I visit places like this all the time in urban centers worldwide. I’ve just never lived someplace like this.
Yet as all things with me, media intersections are everywhere.
First, I’m reading the print newspaper more and more. There’s a 7-Eleven in my building: I buy the newspaper single-copy and go to a nearby restaurant where there’s plenty of room and time for absorbing a print newspaper for lunch. I find the whole experience relaxing – even news on paper is a break from the digital deluge straining my eyes on the computer and iPhone. Previously, buying a single copy of the newspaper required a car. I absorb anything remotely near local news in The Dallas Morning News – more than ever before.

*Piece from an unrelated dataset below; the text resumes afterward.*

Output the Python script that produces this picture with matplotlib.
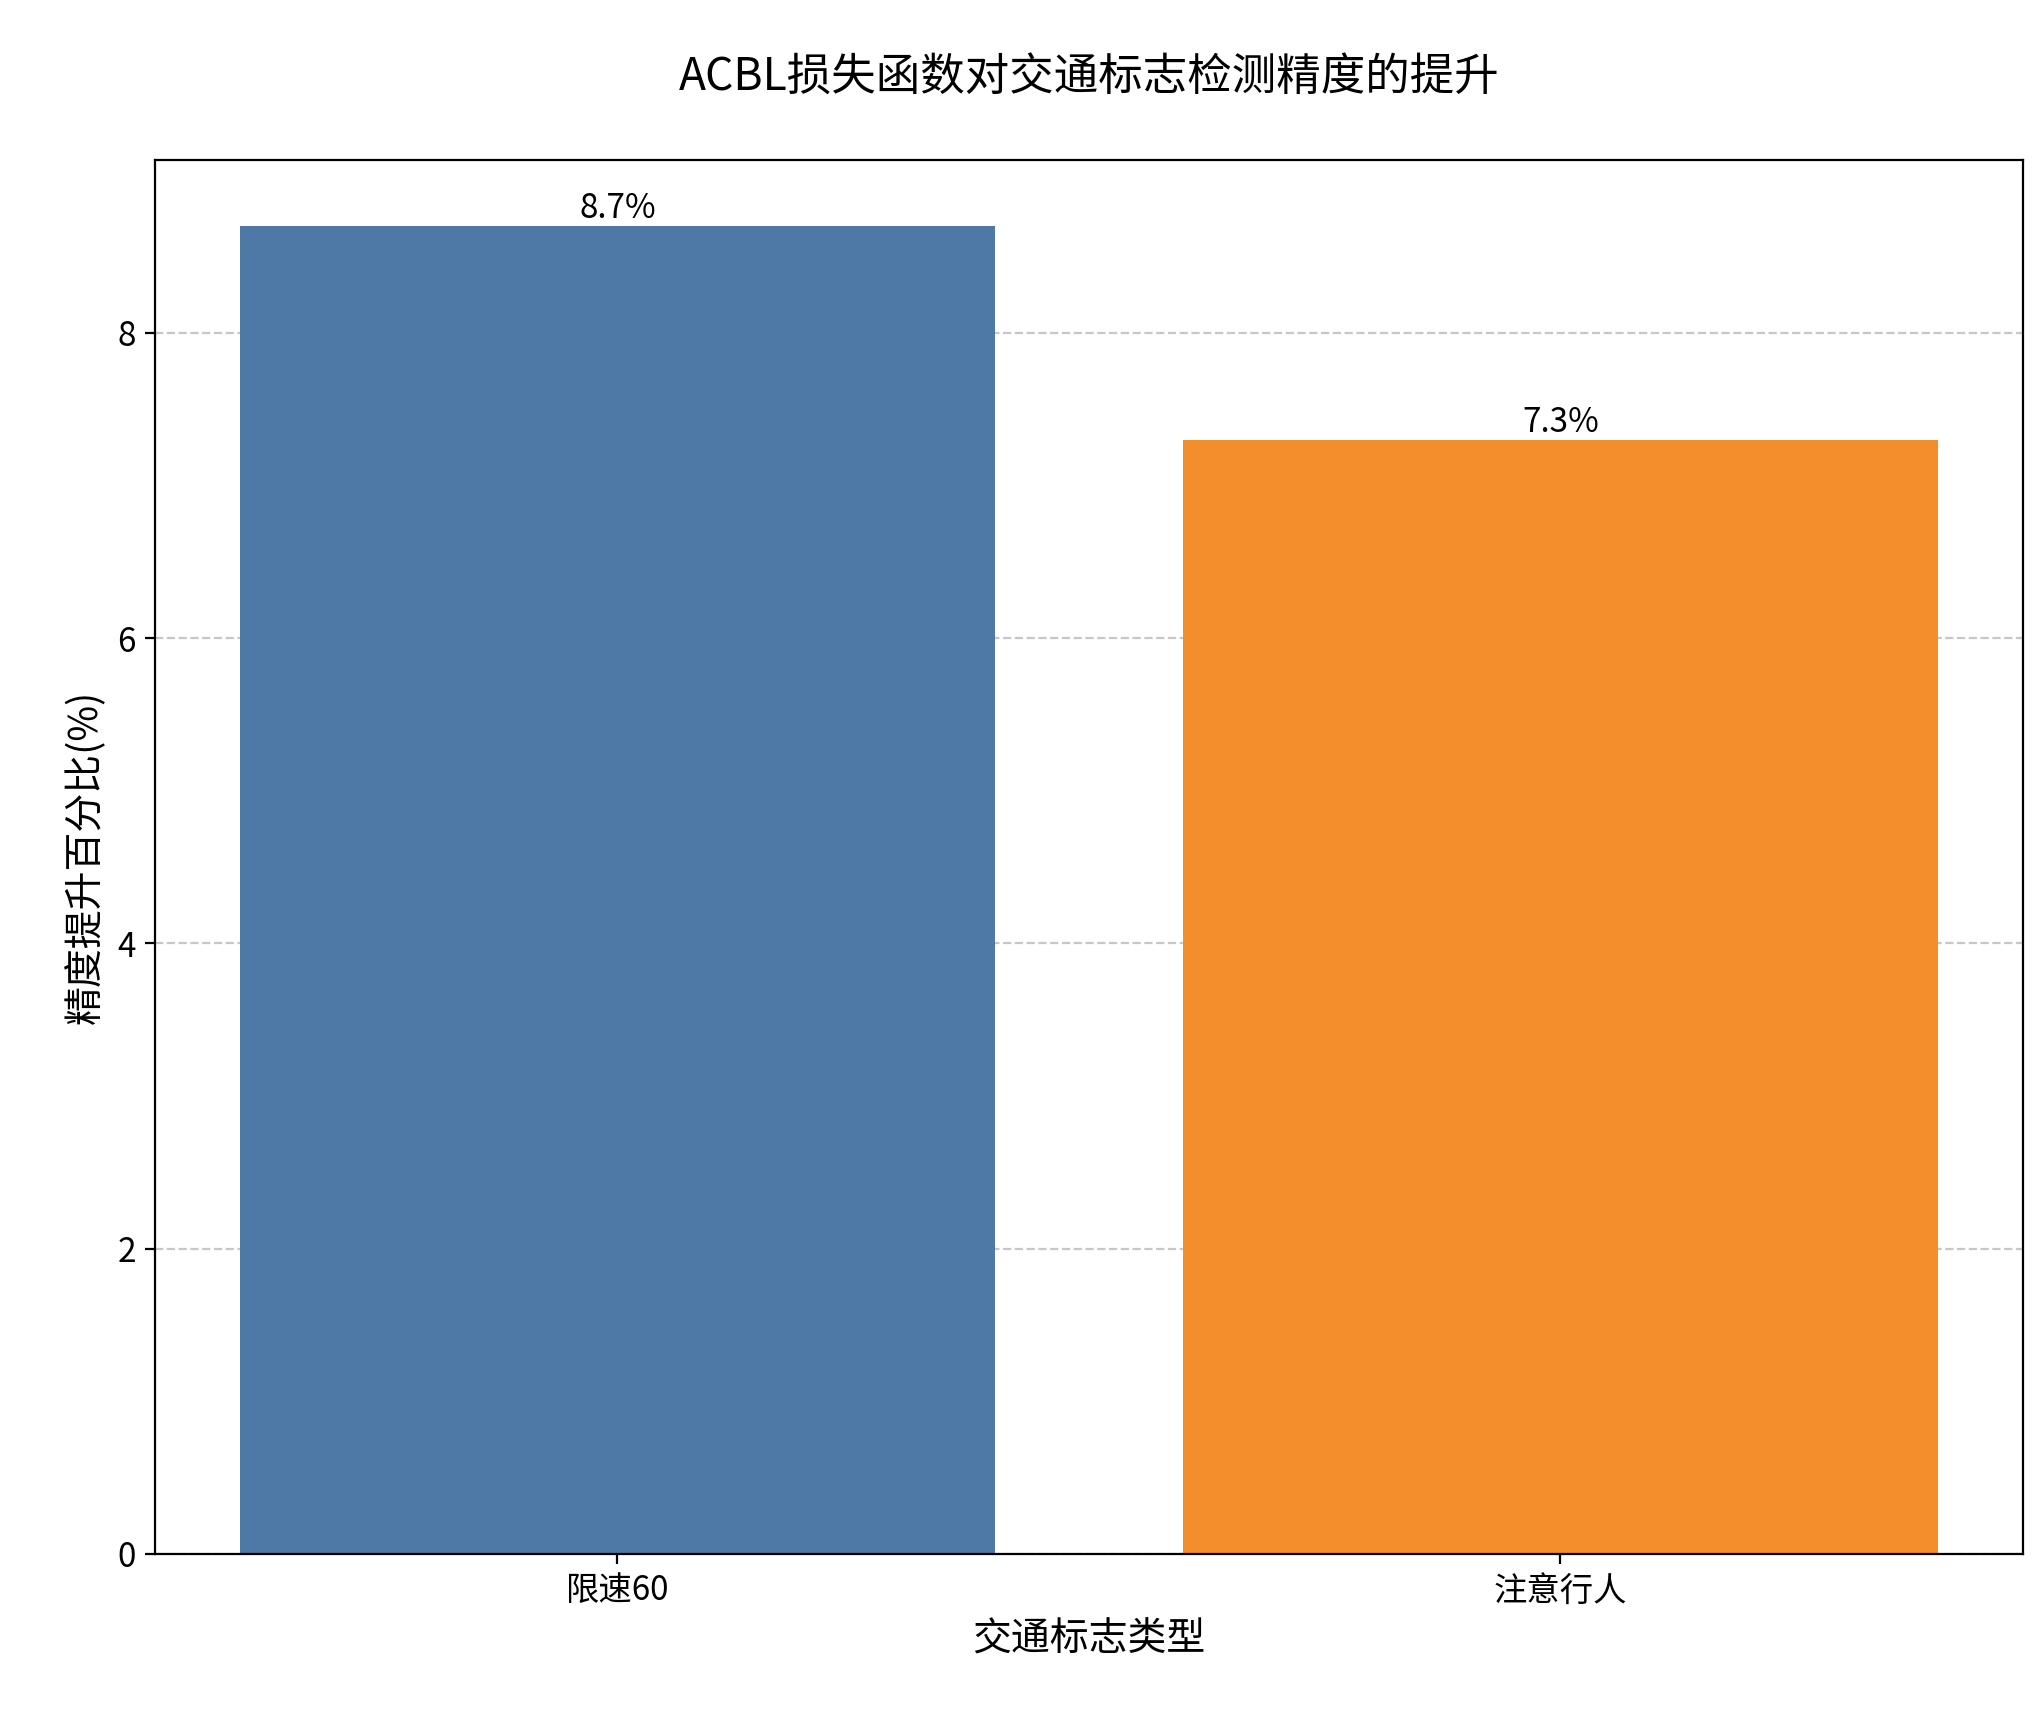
import matplotlib
matplotlib.use("Agg")
import matplotlib.pyplot as plt

plt.rcParams['font.family'] = ['Noto Sans CJK SC', 'DejaVu Sans']

categories = ['限速60', '注意行人']
values = [8.7, 7.3]
colors = ['#4e79a7', '#f28e2b']

fig = plt.figure(figsize=(10.215, 8.585), dpi=200)
ax = fig.add_axes([0.076, 0.095, 0.914, 0.812])
bars = ax.bar(categories, values, color=colors, width=0.8)
for b, v in zip(bars, values):
    ax.text(b.get_x() + b.get_width() / 2, v, f'{v}%', ha='center', va='bottom', fontsize=12)
ax.set_title('ACBL损失函数对交通标志检测精度的提升', fontsize=16, pad=25)
ax.set_xlabel('交通标志类型', fontsize=14)
ax.set_ylabel('精度提升百分比(%)', fontsize=14)
ax.tick_params(labelsize=12)
ax.yaxis.grid(True, linestyle='--', alpha=0.7)
ax.set_axisbelow(True)
fig.savefig('out.png', dpi=200)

Second, I see first-hand the challenge of a metropolitan newspaper. I’m intensely interested in the Main Street District of downtown Dallas and, perhaps, anything connected to it by train. This is, perhaps, two-tenths of 1% of the content of The Dallas Morning News. This is the Achilles Heel of U.S. metropolitan newspapers: they’re spread too thin to be intensely relevant by geography.
Third, because I’m intensely interested in my downtown district, I’ve found a wealth of non-traditional web sites that – cobbled together – give me this “deep dive.” Among them: portals, volunteer-produced sites, restaurant and bar sites, entertainment guides, train schedules, basketball schedules, and more.
Fourth, I’m desperate enough to connect to this community that I’m experimenting with contextual services. Twitter Local is interesting, and I can see all tweets within a mile of my zip code – yet for a 40-something guy it matters little to know about the 20-something club-hopping dudes and dudettes and their hormonally challenged musings. I’ve also experimented with entertainment guides that provide a similar service, but the filtering is not yet relevant enough.
Fifth and finally, I feel a part of a community. Yet there is no glue that brings us together. My digital cobbling of web sites suffices, yet I wish there was either a dedicated newspaper or a deeper dive in my hometown metropolitan newspaper for the 7,000+ people who live in downtown Dallas.
We’re an industry that irrationally pursues its own internal definition of “quality.” Yet in today’s information overload, “quality” is about context, glue, relevance, and local.